**Task description**
Copy out the listing in full, exactly as written, but not its pictures.

**Recorded information**
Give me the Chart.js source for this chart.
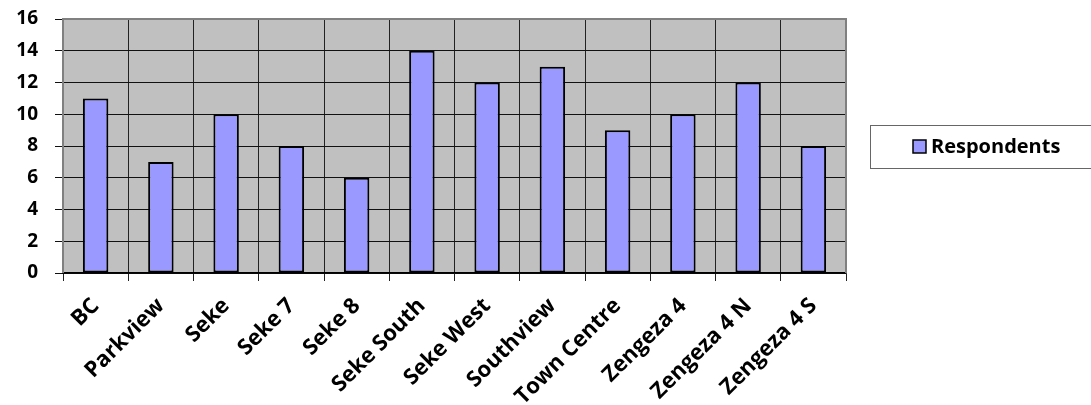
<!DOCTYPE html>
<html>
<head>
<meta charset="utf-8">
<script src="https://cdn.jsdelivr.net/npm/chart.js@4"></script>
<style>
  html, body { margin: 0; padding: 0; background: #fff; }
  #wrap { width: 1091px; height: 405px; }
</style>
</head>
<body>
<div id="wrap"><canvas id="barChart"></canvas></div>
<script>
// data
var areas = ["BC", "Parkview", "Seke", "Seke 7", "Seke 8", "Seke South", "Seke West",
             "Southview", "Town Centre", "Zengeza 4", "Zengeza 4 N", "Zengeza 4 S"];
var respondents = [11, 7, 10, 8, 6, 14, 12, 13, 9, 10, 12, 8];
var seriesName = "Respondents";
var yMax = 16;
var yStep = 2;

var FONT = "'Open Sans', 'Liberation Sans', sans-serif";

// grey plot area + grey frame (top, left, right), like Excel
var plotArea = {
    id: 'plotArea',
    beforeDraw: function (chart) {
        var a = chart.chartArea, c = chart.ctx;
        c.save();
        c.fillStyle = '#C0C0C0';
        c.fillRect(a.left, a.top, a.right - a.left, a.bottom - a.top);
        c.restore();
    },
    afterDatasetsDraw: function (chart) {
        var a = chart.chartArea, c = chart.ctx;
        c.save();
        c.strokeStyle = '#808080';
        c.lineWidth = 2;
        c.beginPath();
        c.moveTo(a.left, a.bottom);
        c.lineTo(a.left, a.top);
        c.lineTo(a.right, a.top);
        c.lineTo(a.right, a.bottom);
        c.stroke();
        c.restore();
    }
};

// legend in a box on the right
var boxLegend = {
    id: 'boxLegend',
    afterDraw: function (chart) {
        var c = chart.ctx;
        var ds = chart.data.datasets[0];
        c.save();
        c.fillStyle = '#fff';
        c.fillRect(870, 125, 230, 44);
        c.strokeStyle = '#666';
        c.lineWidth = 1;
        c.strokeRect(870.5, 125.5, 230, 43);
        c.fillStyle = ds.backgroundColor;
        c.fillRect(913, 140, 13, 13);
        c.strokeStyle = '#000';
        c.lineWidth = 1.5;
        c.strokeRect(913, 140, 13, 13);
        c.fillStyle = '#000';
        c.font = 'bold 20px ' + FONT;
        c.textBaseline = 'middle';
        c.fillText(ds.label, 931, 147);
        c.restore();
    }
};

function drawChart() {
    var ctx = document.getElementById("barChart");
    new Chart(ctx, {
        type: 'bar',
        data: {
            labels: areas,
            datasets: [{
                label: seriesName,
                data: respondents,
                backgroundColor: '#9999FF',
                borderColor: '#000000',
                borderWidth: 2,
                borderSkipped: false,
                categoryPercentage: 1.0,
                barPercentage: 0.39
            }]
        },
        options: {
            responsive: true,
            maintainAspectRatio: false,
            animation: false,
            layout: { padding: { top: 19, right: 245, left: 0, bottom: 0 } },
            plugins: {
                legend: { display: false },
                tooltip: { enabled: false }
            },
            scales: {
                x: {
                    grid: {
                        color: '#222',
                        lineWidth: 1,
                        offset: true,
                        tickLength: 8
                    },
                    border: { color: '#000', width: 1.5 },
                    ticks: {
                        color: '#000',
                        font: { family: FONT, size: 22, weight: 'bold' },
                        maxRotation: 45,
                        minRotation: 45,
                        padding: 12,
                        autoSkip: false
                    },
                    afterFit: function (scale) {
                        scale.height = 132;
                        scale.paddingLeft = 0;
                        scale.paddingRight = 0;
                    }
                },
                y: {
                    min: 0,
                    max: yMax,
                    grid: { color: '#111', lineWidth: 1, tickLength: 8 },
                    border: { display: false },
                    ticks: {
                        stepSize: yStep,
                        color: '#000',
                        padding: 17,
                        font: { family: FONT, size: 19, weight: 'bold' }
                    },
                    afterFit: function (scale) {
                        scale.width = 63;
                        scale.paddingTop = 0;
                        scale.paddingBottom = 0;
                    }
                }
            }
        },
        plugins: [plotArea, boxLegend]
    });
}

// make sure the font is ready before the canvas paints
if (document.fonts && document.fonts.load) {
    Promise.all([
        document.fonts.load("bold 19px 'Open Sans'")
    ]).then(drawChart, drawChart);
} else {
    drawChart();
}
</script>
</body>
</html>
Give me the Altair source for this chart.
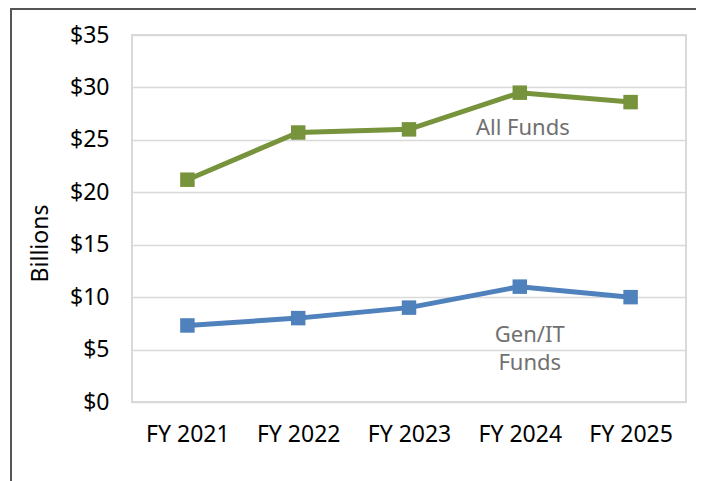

**Completed exercise**
Give me the Chart.js source for this chart.
<!DOCTYPE html>
<html>
<head>
<meta charset="utf-8">
<script src="https://cdn.jsdelivr.net/npm/chart.js@4"></script>
<style>
  html, body { margin: 0; padding: 0; background: #fff; }
  #wrap { width: 1091px; height: 405px; }
</style>
</head>
<body>
<div id="wrap"><canvas id="barChart"></canvas></div>
<script>
// data
var areas = ["BC", "Parkview", "Seke", "Seke 7", "Seke 8", "Seke South", "Seke West",
             "Southview", "Town Centre", "Zengeza 4", "Zengeza 4 N", "Zengeza 4 S"];
var respondents = [11, 7, 10, 8, 6, 14, 12, 13, 9, 10, 12, 8];
var seriesName = "Respondents";
var yMax = 16;
var yStep = 2;

var FONT = "'Open Sans', 'Liberation Sans', sans-serif";

// grey plot area + grey frame (top, left, right), like Excel
var plotArea = {
    id: 'plotArea',
    beforeDraw: function (chart) {
        var a = chart.chartArea, c = chart.ctx;
        c.save();
        c.fillStyle = '#C0C0C0';
        c.fillRect(a.left, a.top, a.right - a.left, a.bottom - a.top);
        c.restore();
    },
    afterDatasetsDraw: function (chart) {
        var a = chart.chartArea, c = chart.ctx;
        c.save();
        c.strokeStyle = '#808080';
        c.lineWidth = 2;
        c.beginPath();
        c.moveTo(a.left, a.bottom);
        c.lineTo(a.left, a.top);
        c.lineTo(a.right, a.top);
        c.lineTo(a.right, a.bottom);
        c.stroke();
        c.restore();
    }
};

// legend in a box on the right
var boxLegend = {
    id: 'boxLegend',
    afterDraw: function (chart) {
        var c = chart.ctx;
        var ds = chart.data.datasets[0];
        c.save();
        c.fillStyle = '#fff';
        c.fillRect(870, 125, 230, 44);
        c.strokeStyle = '#666';
        c.lineWidth = 1;
        c.strokeRect(870.5, 125.5, 230, 43);
        c.fillStyle = ds.backgroundColor;
        c.fillRect(913, 140, 13, 13);
        c.strokeStyle = '#000';
        c.lineWidth = 1.5;
        c.strokeRect(913, 140, 13, 13);
        c.fillStyle = '#000';
        c.font = 'bold 20px ' + FONT;
        c.textBaseline = 'middle';
        c.fillText(ds.label, 931, 147);
        c.restore();
    }
};

function drawChart() {
    var ctx = document.getElementById("barChart");
    new Chart(ctx, {
        type: 'bar',
        data: {
            labels: areas,
            datasets: [{
                label: seriesName,
                data: respondents,
                backgroundColor: '#9999FF',
                borderColor: '#000000',
                borderWidth: 2,
                borderSkipped: false,
                categoryPercentage: 1.0,
                barPercentage: 0.39
            }]
        },
        options: {
            responsive: true,
            maintainAspectRatio: false,
            animation: false,
            layout: { padding: { top: 19, right: 245, left: 0, bottom: 0 } },
            plugins: {
                legend: { display: false },
                tooltip: { enabled: false }
            },
            scales: {
                x: {
                    grid: {
                        color: '#222',
                        lineWidth: 1,
                        offset: true,
                        tickLength: 8
                    },
                    border: { color: '#000', width: 1.5 },
                    ticks: {
                        color: '#000',
                        font: { family: FONT, size: 22, weight: 'bold' },
                        maxRotation: 45,
                        minRotation: 45,
                        padding: 12,
                        autoSkip: false
                    },
                    afterFit: function (scale) {
                        scale.height = 132;
                        scale.paddingLeft = 0;
                        scale.paddingRight = 0;
                    }
                },
                y: {
                    min: 0,
                    max: yMax,
                    grid: { color: '#111', lineWidth: 1, tickLength: 8 },
                    border: { display: false },
                    ticks: {
                        stepSize: yStep,
                        color: '#000',
                        padding: 17,
                        font: { family: FONT, size: 19, weight: 'bold' }
                    },
                    afterFit: function (scale) {
                        scale.width = 63;
                        scale.paddingTop = 0;
                        scale.paddingBottom = 0;
                    }
                }
            }
        },
        plugins: [plotArea, boxLegend]
    });
}

// make sure the font is ready before the canvas paints
if (document.fonts && document.fonts.load) {
    Promise.all([
        document.fonts.load("bold 19px 'Open Sans'")
    ]).then(drawChart, drawChart);
} else {
    drawChart();
}
</script>
</body>
</html>
Give me the Altair source for this chart.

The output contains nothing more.